(Paris Pieds Nus, França, 2016) Direção: Dominique Abel e Fiona Gordon. Com Emmanuelle Riva, Pierre Richard.
Por João Paulo Barreto
É na ingenuidade e leveza que se baseia o cinema proposto
pelo casal de cineastas Fiona Gordon e Dominique Abel no divertido Perdidos em Paris. Tal proposta, algo
por demais bem vindo em tempos de um cinema feito com base quase exclusiva em
uma abordagem cínica, apesar de não ser uma constante na filmografia dos
realizadores, encontra um tom preciso na ideia de contar sua história a partir
da linha tênue entre o burlesco e o absurdo. Entre o cômico e o teatral.
Na visita da canadense Fiona (vivida pela própria diretora)
a Paris no intuito de buscar sua tia senil e, então, desaparecida, a desculpa
para as situações nonsenses é plantada, e o desenvolvimento da história segue a
partir dessa premissa, a de caminhar entre momentos nos quais o espectador é
colocado diante de uma série de eventos que brincam com a linearidade da
montagem para liberar as pistas do que realmente aconteceu. Nessa construção de
acontecimentos, algo que não subestima a inteligência do espectador justamente
por conta da complexidade da escolha de seus cortes e nas inserções seguintes
para tornar fluída a narrativa dentro de sua comicidade, o desenrolar da trama
é apresentado de forma, contrário de como seria de se esperar, não estabanada
ou tentando arrancar gargalhadas do espectador. A forma, aqui, é mais natural,
dando ao público a chance de degustar cada traquinagem e gags visuais, cada
colagem de pistas e, o mais importante, observar os maneirismos físicos de seus
dois protagonistas, no caso, o segundo vivido pelo próprio Abel na presença de
um mendigo oportunista, mas abalado pela solidão.
Um dos últimos trabalhos da atriz Emmanuelle Riva |
E neste sentido, Dominique e FIona, dentro de seus
personagens homônimos, se engrandecem.

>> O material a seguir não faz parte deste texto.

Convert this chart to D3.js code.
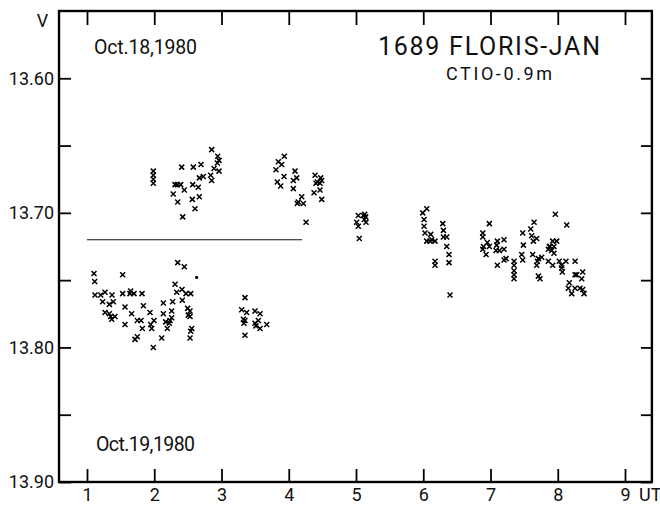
<!DOCTYPE html>
<html>
<head>
<meta charset="utf-8">
<script src="https://cdn.jsdelivr.net/npm/d3@7"></script>
<style>
  html, body { margin: 0; padding: 0; background: #fff; }
  svg { display: block; }
  text { font-family: Roboto, "DejaVu Sans", sans-serif; fill: #111; }
</style>
</head>
<body>
<svg id="chart" width="660" height="506"></svg>
<script>
// V magnitude of 1689 Floris-Jan against UT, two nights (CTIO 0.9 m)
const xTicks = [1, 2, 3, 4, 5, 6, 7, 8, 9];
const yTicks = [13.60, 13.65, 13.70, 13.75, 13.80, 13.85, 13.90];
const yLabels = [13.60, 13.70, 13.80, 13.90];

// Oct. 18, 1980  [UT, V]
const oct18 = [
  [1.986,13.669],[1.986,13.672],[1.986,13.675],[1.986,13.678],
  [2.408,13.666],[2.581,13.666],[2.695,13.664],[2.854,13.653],[2.944,13.658],
  [2.963,13.661],[2.938,13.663],[2.889,13.667],[2.963,13.669],[2.839,13.672],
  [2.854,13.676],[2.729,13.673],[2.670,13.674],[2.309,13.679],[2.393,13.679],
  [2.343,13.679],[2.572,13.679],[2.447,13.683],[2.655,13.681],[2.283,13.686],
  [2.670,13.688],[2.566,13.690],[2.349,13.692],[2.606,13.697],[2.423,13.703],
  [3.934,13.658],[3.845,13.662],[3.895,13.664],[3.810,13.668],[4.093,13.669],
  [4.118,13.674],[4.068,13.676],[3.930,13.673],[3.830,13.677],[3.880,13.680],
  [4.068,13.682],[4.193,13.688],[4.142,13.692],[4.217,13.693],[4.127,13.693],
  [4.257,13.707],[4.391,13.672],[4.475,13.674],[4.425,13.677],[4.465,13.678],
  [4.405,13.678],[4.490,13.676],[4.465,13.683],[4.376,13.685],[4.490,13.690],
  [5.034,13.702],[5.109,13.702],[5.144,13.703],[5.124,13.705],[5.010,13.707],
  [5.149,13.707],[5.034,13.710],[5.130,13.701],[5.049,13.719],
  [5.992,13.700],[6.052,13.697],[6.012,13.705],[6.012,13.710],[6.026,13.715],
  [6.111,13.716],[6.052,13.721],[6.101,13.721],[6.126,13.720],[6.175,13.721],
  [6.175,13.736],[6.175,13.739],[6.290,13.708],[6.300,13.713],[6.300,13.718],
  [6.349,13.718],[6.349,13.725],[6.383,13.731],[6.383,13.737],[6.398,13.761],
  [6.983,13.708],[6.885,13.715],[6.885,13.718],[6.953,13.722],[6.895,13.725],
  [6.983,13.725],[6.885,13.727],[6.934,13.731],[7.102,13.721],[7.201,13.720],
  [7.092,13.724],[7.082,13.728],[7.132,13.728],[7.201,13.727],[7.102,13.739],
  [7.231,13.734],[7.201,13.735],[7.350,13.736],[7.350,13.739],[7.350,13.743],
  [7.350,13.746],[7.350,13.749],[7.479,13.715],[7.489,13.724],[7.464,13.731],
  [7.479,13.735],[7.598,13.712],[7.648,13.707],[7.613,13.717],[7.687,13.719],
  [7.638,13.721],[7.628,13.731],[7.697,13.736],[7.712,13.734],[7.687,13.739],
  [7.761,13.733],[7.712,13.747],[7.736,13.749],[7.860,13.736],[7.925,13.739],
  [7.875,13.725],[7.925,13.721],[7.984,13.721],[7.885,13.725],[7.944,13.725],
  [7.910,13.728],[7.944,13.730],[7.860,13.727],[7.964,13.701],[8.133,13.709],
  [8.023,13.736],[8.058,13.739],[8.058,13.741],[8.068,13.744],[8.122,13.736],
  [8.257,13.736],[8.172,13.752],[8.157,13.756],[8.207,13.760],[8.257,13.756],
  [8.257,13.746],[8.282,13.746],[8.371,13.744],[8.356,13.749],[8.371,13.757],
  [8.391,13.760],[8.331,13.756]
];

// Oct. 19, 1980  [UT, V]
const oct19 = [
  [1.104,13.745],[1.114,13.751],[1.119,13.761],[1.204,13.761],[1.268,13.759],
  [1.372,13.761],[1.233,13.766],[1.332,13.768],[1.391,13.766],[1.530,13.746],
  [1.530,13.760],[1.639,13.760],[1.699,13.760],[1.649,13.758],[1.818,13.760],
  [1.565,13.770],[1.664,13.775],[1.838,13.769],[1.268,13.774],[1.332,13.775],
  [1.352,13.777],[1.416,13.777],[1.367,13.779],[1.565,13.783],[1.748,13.780],
  [1.803,13.780],[1.714,13.794],[1.748,13.792],[1.986,13.800],[1.937,13.774],
  [1.996,13.780],[1.947,13.783],[1.962,13.786],[1.823,13.786],[2.111,13.793],
  [2.135,13.767],[2.135,13.775],[2.194,13.786],[2.259,13.773],[2.274,13.766],
  [2.170,13.781],[2.234,13.780],[2.259,13.778],[2.224,13.782],[2.309,13.753],
  [2.334,13.759],[2.413,13.757],[2.472,13.760],[2.542,13.760],[2.417,13.765],
  [2.497,13.771],[2.532,13.773],[2.506,13.776],[2.532,13.777],[2.557,13.786],
  [2.542,13.788],[2.532,13.793],[2.349,13.737],[2.447,13.740],
  [3.349,13.763],[3.300,13.772],[3.374,13.774],[3.325,13.779],[3.349,13.780],
  [3.334,13.782],[3.349,13.791],[3.498,13.773],[3.573,13.775],[3.548,13.780],
  [3.498,13.782],[3.513,13.784],[3.573,13.786],[3.672,13.783]
];

// single unresolved reading shown as a dot
const stray = [[2.631, 13.748]];

// mean level drawn across the early part of the run
const refLevel = 13.72;
const refSpan = [1.0, 4.2];

const svg = d3.select("#chart");
const x = d3.scaleLinear().domain([1, 9]).range([87, 625]);
const y = d3.scaleLinear().domain([13.55, 13.90]).range([11, 482]);

const frameLeft = x(0.584), frameRight = x(9.40);
const frameTop = y(13.55), frameBottom = y(13.90);

// inward ticks on all four sides
const tickStyle = g => {
  g.select(".domain").remove();
  g.selectAll(".tick line").attr("stroke", "#000").attr("stroke-width", 1.8);
  g.selectAll(".tick text").style("font-size", "18px").attr("fill", "#111");
};

svg.append("g").attr("transform", `translate(0,${frameBottom})`)
  .call(d3.axisBottom(x).tickValues(xTicks).tickSizeInner(-13).tickSizeOuter(0)
        .tickPadding(6).tickFormat(d3.format("d")))
  .call(tickStyle);

svg.append("g").attr("transform", `translate(0,${frameTop})`)
  .call(d3.axisTop(x).tickValues(xTicks).tickSizeInner(-14).tickSizeOuter(0).tickFormat(""))
  .call(tickStyle);

svg.append("g").attr("transform", `translate(${frameLeft},0)`)
  .call(d3.axisLeft(y).tickValues(yTicks).tickSizeInner(-12).tickSizeOuter(0).tickPadding(5)
        .tickFormat(d => yLabels.some(v => Math.abs(v - d) < 1e-9) ? d3.format(".2f")(d) : ""))
  .call(tickStyle);

svg.append("g").attr("transform", `translate(${frameRight},0)`)
  .call(d3.axisRight(y).tickValues(yTicks).tickSizeInner(-11).tickSizeOuter(0).tickFormat(""))
  .call(tickStyle);

// frame
svg.append("rect")
  .attr("x", frameLeft).attr("y", frameTop)
  .attr("width", frameRight - frameLeft).attr("height", frameBottom - frameTop)
  .attr("fill", "none").attr("stroke", "#000").attr("stroke-width", 2.4);

// axis names
svg.append("text").attr("x", 42.5).attr("y", 27).attr("text-anchor", "middle")
  .style("font-size", "18px").text("V");
svg.append("text").attr("x", 639).attr("y", 501)
  .style("font-size", "18px").text("UT");

// annotations
svg.append("text").attr("x", 94).attr("y", 54).attr("textLength", 103)
  .attr("lengthAdjust", "spacing").style("font-size", "19.5px").text("Oct.18,1980");
svg.append("text").attr("x", 96).attr("y", 451).attr("textLength", 99)
  .attr("lengthAdjust", "spacing").style("font-size", "19.5px").text("Oct.19,1980");
svg.append("text").attr("x", 378).attr("y", 55).attr("textLength", 222)
  .attr("lengthAdjust", "spacing").style("font-size", "25px").text("1689 FLORIS-JAN");
svg.append("text").attr("x", 446).attr("y", 80).attr("textLength", 106)
  .attr("lengthAdjust", "spacing").style("font-size", "18px").text("CTIO-0.9m");

// reference level
svg.append("line")
  .attr("x1", x(refSpan[0])).attr("x2", x(refSpan[1]))
  .attr("y1", y(refLevel)).attr("y2", y(refLevel))
  .attr("stroke", "#111").attr("stroke-width", 1.1);

// observations as crosses
const cross = "M-2.5,-2.5L2.5,2.5M-2.5,2.5L2.5,-2.5";
svg.append("g").selectAll("path")
  .data(oct18.concat(oct19))
  .join("path")
  .attr("d", cross)
  .attr("transform", d => `translate(${x(d[0])},${y(d[1])})`)
  .attr("stroke", "#000").attr("stroke-width", 1.5).attr("fill", "none");

svg.append("g").selectAll("circle")
  .data(stray)
  .join("circle")
  .attr("cx", d => x(d[0])).attr("cy", d => y(d[1])).attr("r", 1.6)
  .attr("fill", "#000");
</script>
</body>
</html>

E cada momento dos dois em cena, com
suas reações estupefatas aos acontecimentos ao seu redor, mas sem se render a
caras, gritos e bocas para causar uma graça rasteira, é uma lembrança à platéia
de que estamos diante de uma obra cujo único compromisso é o de causar sorrisos
sinceros. Sejam eles oriundos dos momentos que utilizam um engenhoso
planejamento de montagem em busca da comicidade, ou quando preferem apenas
saudar a comédia musical francesa ao inserir breves participações como a do
ícone Pierre Richard, que, em cena ao lado de Emmanuelle Riva, tem um tenro
momento de dança que remete aos clássicos números musicais dirigidos por
Jacques Demy, mas, aqui, sem canto.
E, já que o nome da grande dama, Emmanuelle Riva, veio à
tona, é importante salientar esse que representou um dos seus últimos momentos
em vida. Aqui, ela parece se divertir de maneira única, com cenas de beijo,
fugas da polícia, sexo casual e dança. Após construir toda sua longa carreira
em papéis marcados por um peso dramático em suas atuações através de parcerias
como as feitas com Resnais, Pontecorvo, Melville e, mais recentemente, Haneke,
é bonito observá-la se despedir de modo tão leve, tão descompromissado, um
presente inesperado na final da carreira para alguém que viria a falecer poucos
meses após terminar as gravações.
A sensação de quem sai da sala ao passar menos de noventa
minutos diante daquela homenagem a nomes como Chaplin, Buster Keaton e Jacques
Tati é a da mesma leveza vista em sua ideia original. E é raro
encontrar um cinema que conceda ao espectador esse tipo de pureza narrativa.